▶ **Exercise**:
Skip all pictures. Write out the data below from its first line through the line that contains "const FS = 18;".

▶ **Information provided**:
•••••

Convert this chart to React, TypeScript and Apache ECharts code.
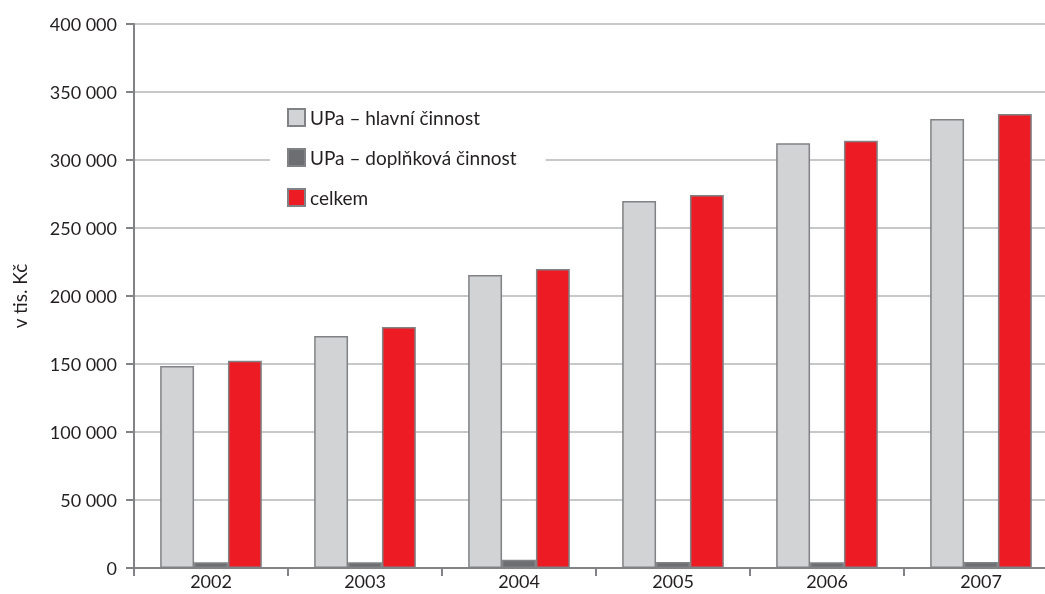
import React, { useEffect, useRef } from "react";
import * as echarts from "echarts";

const categories = ["2002", "2003", "2004", "2005", "2006", "2007"];
const hlavni = [148500, 170600, 215400, 269900, 312300, 330100];
const doplnkova = [4200, 4300, 6000, 4400, 4300, 4500];
const celkem = [152400, 177200, 219900, 274300, 314200, 333900];
const seriesNames = ["UPa – hlavní činnost", "UPa – doplňková činnost", "celkem"];

const FONT = "Lato";
const TEXT = "#231f20";
const FS = 18;

export default function App() {
  const ref = useRef<HTMLDivElement>(null);
  useEffect(() => {
    if (!ref.current) return;
    const chart = echarts.init(ref.current, undefined, { renderer: "svg" });
    const border = { borderColor: "#808285", borderWidth: 1.5 };
    chart.setOption({
      animation: false,
      textStyle: { fontFamily: FONT, color: TEXT },
      grid: {
        left: 134,
        right: 4,
        top: 24,
        bottom: 26,
        show: true,
        borderColor: "#808285",
        borderWidth: 2,
        backgroundColor: "transparent",
      },
      legend: {
        orient: "vertical",
        left: 270,
        top: 99,
        padding: [9, 29, 9, 17],
        backgroundColor: "#ffffff",
        icon: "rect",
        itemWidth: 17,
        itemHeight: 17,
        itemGap: 21,
        textStyle: { fontFamily: FONT, fontSize: 19, color: TEXT },
        data: seriesNames,
      },
      xAxis: {
        type: "category",
        data: categories,
        axisLine: { lineStyle: { color: "#808285", width: 2 } },
        axisTick: { show: true, length: 8, lineStyle: { color: "#808285", width: 2 } },
        axisLabel: { fontFamily: FONT, fontSize: FS, color: TEXT, margin: 4 },
      },
      yAxis: {
        type: "value",
        min: 0,
        max: 400000,
        interval: 50000,
        name: "v tis. Kč",
        nameLocation: "middle",
        nameGap: 105,
        nameRotate: 90,
        nameTextStyle: { fontFamily: FONT, fontSize: 19, color: TEXT },
        axisLine: { show: true, lineStyle: { color: "#808285", width: 2 } },
        axisTick: { show: true, length: 8, lineStyle: { color: "#808285", width: 2 } },
        axisLabel: {
          fontFamily: FONT,
          fontSize: FS,
          color: TEXT,
          margin: 17,
          formatter: (v: number) => String(v).replace(/\B(?=(\d{3})+(?!\d))/g, " "),
        },
        splitLine: { lineStyle: { color: "#c7c8ca", width: 2 } },
      },
      series: [
        {
          name: seriesNames[0],
          type: "bar",
          data: hlavni,
          barGap: "0%",
          barCategoryGap: "34%",
          itemStyle: { color: "#d1d3d4", ...border },
        },
        {
          name: seriesNames[1],
          type: "bar",
          data: doplnkova,
          itemStyle: { color: "#6d6e71", ...border },
        },
        {
          name: seriesNames[2],
          type: "bar",
          data: celkem,
          itemStyle: { color: "#ed1c24", ...border },
        },
      ],
    });
    return () => chart.dispose();
  }, []);
  return (
    <div style={{ position: "fixed", left: 0, top: 0, width: 1045, height: 594, overflow: "hidden" }}>
      <div ref={ref} style={{ width: 1062, height: 594 }} />
    </div>
  );
}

•••••

▶ **Task response**:
Convert this chart to React, TypeScript and Apache ECharts code.
import React, { useEffect, useRef } from "react";
import * as echarts from "echarts";

const categories = ["2002", "2003", "2004", "2005", "2006", "2007"];
const hlavni = [148500, 170600, 215400, 269900, 312300, 330100];
const doplnkova = [4200, 4300, 6000, 4400, 4300, 4500];
const celkem = [152400, 177200, 219900, 274300, 314200, 333900];
const seriesNames = ["UPa – hlavní činnost", "UPa – doplňková činnost", "celkem"];

const FONT = "Lato";
const TEXT = "#231f20";
const FS = 18;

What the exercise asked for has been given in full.